A 52-minute parallel narrative: Paul Dancstep walks through Sol LeWitt’s 1973-74 “Variations of Incomplete Open Cubes” sculpture (122 cubes representing every rotationally-distinct way to remove edges from an open cube) alongside the mathematical solution to the same enumeration problem (Burnside’s Lemma, 218 families before LeWitt’s additional constraints reduce to 122). The vault interest is not the math — Burnside’s Lemma is well-covered group theory. The vault interest is the side-by-side documentation of two problem-solving processes: an artist solving by hand-built models and tabular bookkeeping over many months, and a mathematician solving by labeling, divide-and-conquer, hunches, disappointment, and a single re-indexing epiphany. Dancstep names the emotional structure of mathematical work — disappointment, then sometimes epiphany, then formalization — in ways most explainers don’t. He also documents the artistic-mathematical isomorphism: LeWitt’s notation evolution (corner labels → numbered edges → flat hexagonal logograms) is shown to be the same kind of move a mathematician makes when they swap a representation that doesn’t expose the structure for one that does.

Core argument

  1. Notation is not bookkeeping; it is the conceptual move. LeWitt’s switch from corner labels to numbered edges is shown to be what unlocked his ability to think about complementary pairs (a 4-part cube ↔ its 8-part complement). Same data, different label, different ideas became thinkable. Dancstep makes this explicit: “Finding the right labeling system can be an invaluable step in making sense of a problem.” The math version: when the family-portrait labeling system was introduced, “lookalikes” became expressible as a thing, and only then could the relationship between family size and lookalikes be noticed.
  2. Divide-and-conquer is the universal first move when the brute force space is too large. LeWitt: 4096 cubes is too many to enumerate by hand, so split by edge-count and tackle each row separately. Math: 218 families is too many to enumerate by transformation × shape, so split by transformation type (face axes, corner axes, edge axes) and count lookalikes per type. Same move at two different scales.

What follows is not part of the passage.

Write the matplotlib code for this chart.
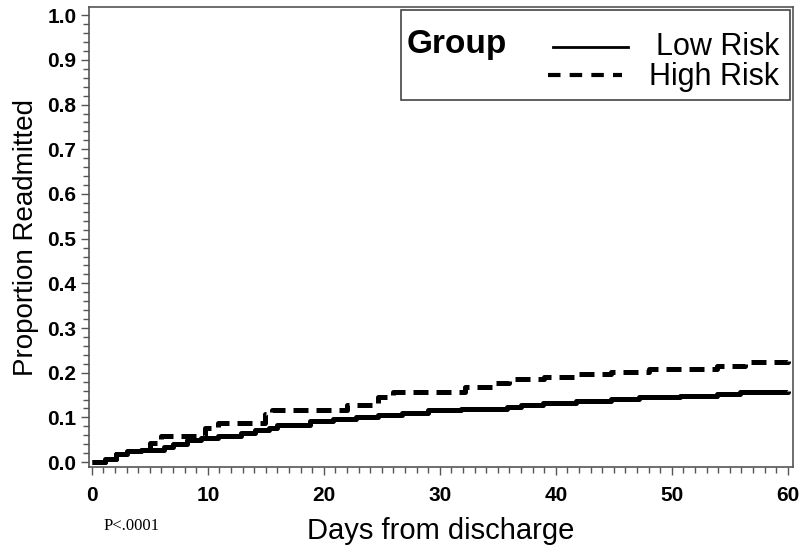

  3. Disappointment is part of the process and must be tolerated. Dancstep dwells on this explicitly: “Disappointment is part of doing business. Like Sol LeWitt dividing by 12, you should never be afraid to stir the food around on the plate and see what happens. Sometimes it’s a waste of time. Sometimes you discover something useless but interesting, like the relationship between families and lookalikes. And sometimes the disappointment is just the precursor to a different, almost opposite emotion, the euphoria of an epiphany.” This is the rare technical-explainer that names the affective dimension as load-bearing.
  4. The epiphany is a re-indexing move, not new information. The breakthrough: instead of asking “for each shape, how many transformations leave it unchanged?”, ask “for each transformation, how many shapes are unchanged?” Same lookalike count, different traversal order, formulaic rather than enumerative. This is Burnside’s Lemma. The structural lesson: epiphanies often look like swapping the order of two summations. Same data, different access pattern, suddenly tractable.
  5. Conceptual art and conceptual math share the same product. LeWitt: “the idea becomes a machine that makes art” and “all of the planning and decisions are made beforehand, and the execution is a perfunctory affair.” The mathematician version: once you have the formula, the answer is mechanical. The piece (artwork or proof) is the recording of the mental process; the output is what other minds can derive from following along. Dancstep ends on this: “the product of the mind is more significant than the product of the hand.”
  6. An imperfect final result is more valuable than a sterile correct one. LeWitt’s final sculpture has an error — cubes labeled 104 and 105 are duplicates, and one cube is missing entirely. Dancstep names this “elegant… a little grace note of imperfection right at the end.” The framing matters: documented imperfection signals that the work is human and hand-traced, not mass-producible. For conceptual art, that grace note IS part of the artwork.